[What is being asked]: Leaving out the pictures, retype all the material exactly.

[Dataset excerpt]:

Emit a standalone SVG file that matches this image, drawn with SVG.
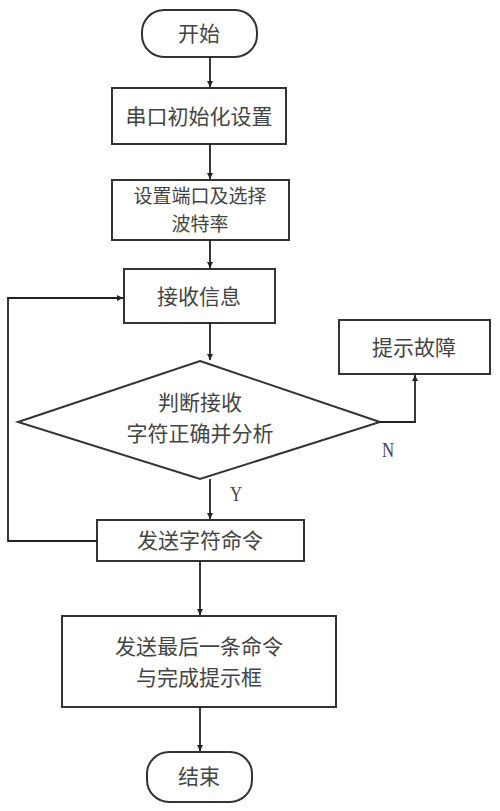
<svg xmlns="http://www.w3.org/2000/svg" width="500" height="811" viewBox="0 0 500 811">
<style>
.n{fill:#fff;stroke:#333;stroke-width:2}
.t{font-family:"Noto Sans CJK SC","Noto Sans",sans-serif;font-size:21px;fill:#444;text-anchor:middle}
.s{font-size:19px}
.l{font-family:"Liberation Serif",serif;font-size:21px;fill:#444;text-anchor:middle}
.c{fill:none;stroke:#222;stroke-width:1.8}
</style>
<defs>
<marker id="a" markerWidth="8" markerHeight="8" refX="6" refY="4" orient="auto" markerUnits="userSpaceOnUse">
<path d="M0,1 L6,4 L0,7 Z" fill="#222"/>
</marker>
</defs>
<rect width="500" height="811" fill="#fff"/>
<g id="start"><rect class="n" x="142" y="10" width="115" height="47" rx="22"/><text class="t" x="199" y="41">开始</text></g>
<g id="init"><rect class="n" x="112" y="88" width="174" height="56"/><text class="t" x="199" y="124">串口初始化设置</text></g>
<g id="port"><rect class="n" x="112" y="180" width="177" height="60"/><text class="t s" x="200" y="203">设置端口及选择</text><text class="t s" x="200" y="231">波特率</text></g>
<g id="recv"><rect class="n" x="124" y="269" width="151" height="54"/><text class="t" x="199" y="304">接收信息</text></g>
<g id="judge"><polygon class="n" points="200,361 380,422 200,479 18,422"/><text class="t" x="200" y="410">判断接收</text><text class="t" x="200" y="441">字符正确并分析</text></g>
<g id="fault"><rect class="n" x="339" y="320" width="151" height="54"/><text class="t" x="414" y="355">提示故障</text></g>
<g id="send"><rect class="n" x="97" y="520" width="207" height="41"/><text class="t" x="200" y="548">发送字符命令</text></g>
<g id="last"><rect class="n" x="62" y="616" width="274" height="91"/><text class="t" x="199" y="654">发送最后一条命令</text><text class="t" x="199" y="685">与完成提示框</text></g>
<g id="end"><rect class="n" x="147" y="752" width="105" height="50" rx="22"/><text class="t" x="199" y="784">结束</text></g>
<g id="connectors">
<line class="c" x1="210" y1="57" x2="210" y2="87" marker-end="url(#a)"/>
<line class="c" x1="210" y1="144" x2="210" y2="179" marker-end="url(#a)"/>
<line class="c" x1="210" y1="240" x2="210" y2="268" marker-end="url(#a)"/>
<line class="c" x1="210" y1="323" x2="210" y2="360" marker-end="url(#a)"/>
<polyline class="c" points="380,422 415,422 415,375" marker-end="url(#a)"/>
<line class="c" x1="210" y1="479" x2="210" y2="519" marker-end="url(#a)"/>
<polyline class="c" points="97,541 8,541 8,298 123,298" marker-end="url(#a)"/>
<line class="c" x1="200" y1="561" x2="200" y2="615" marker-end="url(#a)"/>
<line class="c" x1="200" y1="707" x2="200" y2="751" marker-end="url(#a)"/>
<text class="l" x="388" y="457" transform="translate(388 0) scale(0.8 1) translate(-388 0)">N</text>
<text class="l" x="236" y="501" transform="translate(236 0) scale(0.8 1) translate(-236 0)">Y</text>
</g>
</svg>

[Solution below]:
Emit a standalone SVG file that matches this image, drawn with SVG.
<svg xmlns="http://www.w3.org/2000/svg" width="500" height="811" viewBox="0 0 500 811">
<style>
.n{fill:#fff;stroke:#333;stroke-width:2}
.t{font-family:"Noto Sans CJK SC","Noto Sans",sans-serif;font-size:21px;fill:#444;text-anchor:middle}
.s{font-size:19px}
.l{font-family:"Liberation Serif",serif;font-size:21px;fill:#444;text-anchor:middle}
.c{fill:none;stroke:#222;stroke-width:1.8}
</style>
<defs>
<marker id="a" markerWidth="8" markerHeight="8" refX="6" refY="4" orient="auto" markerUnits="userSpaceOnUse">
<path d="M0,1 L6,4 L0,7 Z" fill="#222"/>
</marker>
</defs>
<rect width="500" height="811" fill="#fff"/>
<g id="start"><rect class="n" x="142" y="10" width="115" height="47" rx="22"/><text class="t" x="199" y="41">开始</text></g>
<g id="init"><rect class="n" x="112" y="88" width="174" height="56"/><text class="t" x="199" y="124">串口初始化设置</text></g>
<g id="port"><rect class="n" x="112" y="180" width="177" height="60"/><text class="t s" x="200" y="203">设置端口及选择</text><text class="t s" x="200" y="231">波特率</text></g>
<g id="recv"><rect class="n" x="124" y="269" width="151" height="54"/><text class="t" x="199" y="304">接收信息</text></g>
<g id="judge"><polygon class="n" points="200,361 380,422 200,479 18,422"/><text class="t" x="200" y="410">判断接收</text><text class="t" x="200" y="441">字符正确并分析</text></g>
<g id="fault"><rect class="n" x="339" y="320" width="151" height="54"/><text class="t" x="414" y="355">提示故障</text></g>
<g id="send"><rect class="n" x="97" y="520" width="207" height="41"/><text class="t" x="200" y="548">发送字符命令</text></g>
<g id="last"><rect class="n" x="62" y="616" width="274" height="91"/><text class="t" x="199" y="654">发送最后一条命令</text><text class="t" x="199" y="685">与完成提示框</text></g>
<g id="end"><rect class="n" x="147" y="752" width="105" height="50" rx="22"/><text class="t" x="199" y="784">结束</text></g>
<g id="connectors">
<line class="c" x1="210" y1="57" x2="210" y2="87" marker-end="url(#a)"/>
<line class="c" x1="210" y1="144" x2="210" y2="179" marker-end="url(#a)"/>
<line class="c" x1="210" y1="240" x2="210" y2="268" marker-end="url(#a)"/>
<line class="c" x1="210" y1="323" x2="210" y2="360" marker-end="url(#a)"/>
<polyline class="c" points="380,422 415,422 415,375" marker-end="url(#a)"/>
<line class="c" x1="210" y1="479" x2="210" y2="519" marker-end="url(#a)"/>
<polyline class="c" points="97,541 8,541 8,298 123,298" marker-end="url(#a)"/>
<line class="c" x1="200" y1="561" x2="200" y2="615" marker-end="url(#a)"/>
<line class="c" x1="200" y1="707" x2="200" y2="751" marker-end="url(#a)"/>
<text class="l" x="388" y="457" transform="translate(388 0) scale(0.8 1) translate(-388 0)">N</text>
<text class="l" x="236" y="501" transform="translate(236 0) scale(0.8 1) translate(-236 0)">Y</text>
</g>
</svg>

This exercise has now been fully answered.